A glorious, sweeping novel of desire, ambition, and the thirst for knowledge, from the # 1 New York Times bestselling author of Eat, Pray, Love and Committed.
In The Signature of All Things, Elizabeth Gilbert returns to fiction, inserting her inimitable voice into an enthralling story of love, adventure and discovery. Spanning much of the eighteenth and nineteenth centuries, the novel follows the fortunes of the extraordinary Whittaker family as led by the enterprising Henry Whittaker—a poor-born Englishman who makes a great fortune in the South American quinine trade, eventually becoming the richest man in Philadelphia. Born in 1800, Henry’s brilliant daughter, Alma (who inherits both her father’s money and his mind), ultimately becomes a botanist of considerable gifts herself. As Alma’s research takes her deeper into the mysteries of evolution, she falls in love with a man named Ambrose Pike who makes incomparable paintings of orchids and who draws her in the exact opposite direction — into the realm of the spiritual, the divine, and the magical. Alma is a clear-minded scientist; Ambrose a utopian artist — but what unites this unlikely couple is a desperate need to understand the workings of this world and the mechanisms behind all life.
Exquisitely researched and told at a galloping pace, The Signature of All Things soars across the globe—from London to Peru to Philadelphia to Tahiti to Amsterdam, and beyond. Along the way, the story is peopled with unforgettable characters: missionaries, abolitionists, adventurers, astronomers, sea captains, geniuses, and the quite mad. But most memorable of all, it is the story of Alma Whittaker, who — born in the Age of Enlightenment, but living well into the Industrial Revolution — bears witness to that extraordinary moment in human history when all the old assumptions about science, religion, commerce, and class were exploding into dangerous new ideas. Written in the bold, questing spirit of that singular time, Gilbert’s wise, deep, and spellbinding tale is certain to capture the hearts and minds of readers.
I’m a sucker for Elizabeth Gilbert’s writing. There, I admitted it. I adored Eat, Pray, Love mostly because the writing was so intoxicating. The Signature of All Things did the same thing to me.
The overarching story was so … just… awesome. Actually awe some. That Ms. Gilbert took the time to meticulously research everything that happens in this book is insane. Holy amazingness, Batman. I seriously thought, by the end of the book, that Alma Whittaker was absolutely a real person, and only a Googlefu meltdown convinced me that she was not. There are so many things that happen in this behemoth of a novel, too. It spans the better part of a century (maybe two. I can’t quite remember when Henry Whittaker’s story began.) Whew.
I can’t believe that I liked a story about a female botanist with an odd love for moss as much as I did. But I did love it. I didn’t want to stop reading it. Again, pretty sure that Gilbert’s writing is to blame for all this looooove.
That said, there are some beefs I had. First, did we really need to read about Alma masturbating so often? Even though it was couched in very delicate terms, it was still present early on and throughout all of the book. Totally, ridiculously unnecessary. Yuck and ugh.

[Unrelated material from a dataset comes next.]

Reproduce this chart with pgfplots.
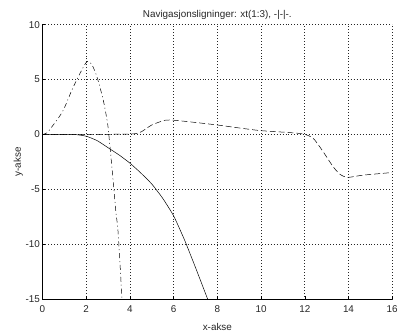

Second, holy crap this book takes forever. For. Ever. There were times I would sit back and think “absolutely nothing is happening, and I am 3/4ths of the way through the novel.” Sure, it’s beautifully written, but it could have had so much more to it than just “Alma studied mosses today and for the next 15 years.”
And finally, the ending, or lack thereof, sucked. It just happened so randomly and abruptly. Come on, you’re making such a huge deal about Alma getting old, and we’ve lived all of her life with her (and it took almost as long as actually living it, too, longest novel ever) – let us get some closure on her story.
All that said, very interesting book with very interesting characters. With the exception of her wandering fingers, I did really like Alma and liked reading her story. I don’t know if I’d read the book again just because it is very long, and I don’t think it would hold up on a re-read. But dang. I hope someday I can write as intoxicatingly as Elizabeth Gilbert.